Ao contrário do que possa parecer, concordo com a perspectiva de um conservador assumido, para quem eu fiz parte de um grupo que começou por ser do centro, um partido liberal à “moda antiga”, mas com um discurso anti-federalista… e que depois passou a reformista… a redentor do sistema político, cheio de ideias democratistas. Se assim foi, vivi como pensei e não padeci de falta de autenticidade.
Concordo também com um manual de campanha da direita sem alcunha que acusou tal entidade de defender um mercado totalmente livre, que não se atreveu a denunciar as consequências profundas para a identidade nacional que uma imigração extra-europeia acarreta. Que é africanista/atlantista, que não se importa de manter a Europa sob o guarda-chuva militar/nuclear americano, sobretudo através de um reforço da OTAN. Que, logo, é pseudo-conservador e médio-burguês, porque se dizem defensores de algumas importantes mudanças no sistema político, mas não parece que, na prática, sejam verdadeiramente revolucionários. Logo, talvez não tenha razão um apoiante do PP, para quem não havia no grupo rumo nem projecto, antes de insultar o líder que personificou a coisa.
Repito o que, neste blogue, declarei quanto à minha posição política, transcrevendo dez setas doutrinárias:
Continuo na esquerda da direita. Sou, cada vez mais, a direita que gosta de ser radical do centro. Mas do centro excêntrico que nunca esteve rigorosamente ao centro.
Sinto-me um heterodoxo da direita que procura ser um homem livre. Livre, sobretudo, da finança e da partidocracia, conforme uma conspiração, em forma de revista, que, durante o crepúsculo da I República, foi desencadeada por Afonso Lopes Vieira, homem de São Pedro de Muel, e por Raúl Proença, natural das Caldas da Rainha.
Como liberal, mais do que as liberalizações, defendo a libertação e, invocando esses dois mestres, mantenho intenso diálogo com o anarquismo místico e não nego as minhas ligações às perspectivas radicais.
Daí algumas heterodoxias que costumo invocar, como a de me dizer tradicionalista liberal, republicano monárquico ou radical do centro.

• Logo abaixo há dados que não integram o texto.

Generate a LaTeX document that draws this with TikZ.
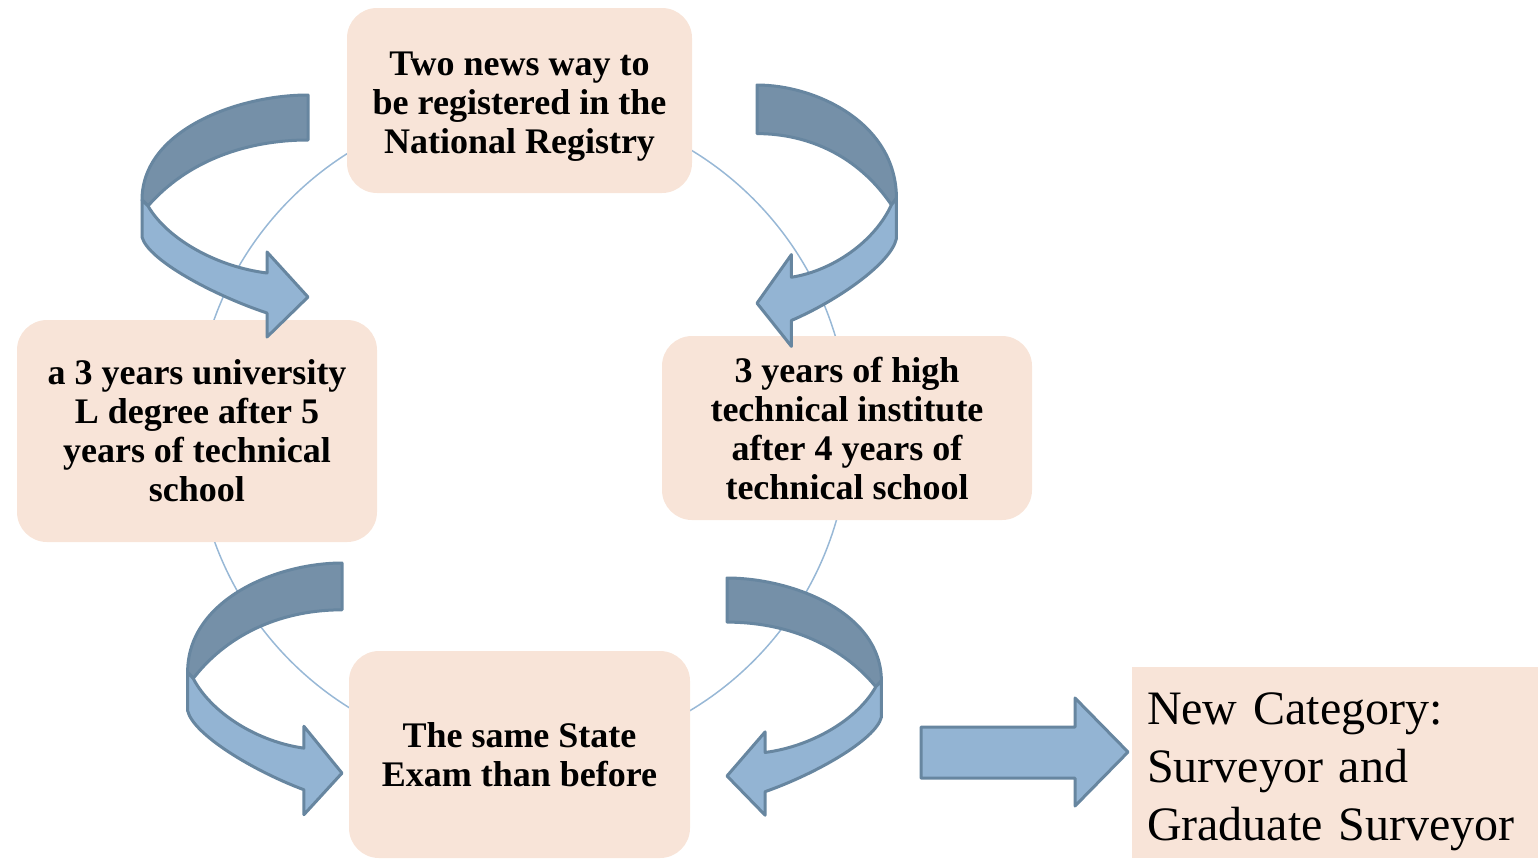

... perante o presente paradoxo situacionista, gosto de estar na esquerda da direita e, no plano colectivo, manter a necessidade de defesa de um nacionalismo liberal, conforme a matriz de Fernando Pessoa.
Tanto não estou na direita da direita, entre o confessional e o populista, disputando os restos da margem do sistema, como não consigo ser da chamada direita revolucionária que, de tanto querer ser revolucionária ou reaccionária, deixou de ser direita porque entrou em órbitra extra-sistémica.
Confesso-me um pobre kantiano, um incorrigível liberalão que é fiel à religião do Estado de Direito e, talvez, esteja condenado a ser um humilde defensor deste regime que ajudei a construir em luta de rua, funções de Estado e partidária militância, pelo que não quero rasgar trinta anos da minha folha de serviços.
Não serei mobilizado pelo aventureirismo nem pela falsa ideia de eficácia politiqueira.
Sinto-me cada vez mais um radical do centro excêntrico, sito na esquerda da direita, contra aquilo que foi gerado por esta sucessão de cavaquismo, barrosismo, portismo e santanismo.
E liberal, sem ser neo-liberal, não posso cair na tentação tecnocrática, dado que concebo, na senda de Aristóteles e São Tomás de Aquino, que a ideia de justiça constitui a estrela do norte da política, porque importa exigir de cada um conforme as suas possibilidades e dar a cada um conforme as suas necessidades.
Como este decálogo é politicamente incorrecto, mesmo para a direita politicamente correcta que se diz politicamente incorrecta, corro o risco de continuar um desempregado político.
Esclarecimento de um leitor, especialista nos menadros liberais: J. S. Mill foi deputado e após uma breve pesquisa constatei que parece que de facto ele foi eleito por Westminster que representou entre 1865 e 1868, já depois de se reformar da East India Company. Perdeu depois as eleições de 1868 o que o levou a retirar-se para França onde viria a morrer.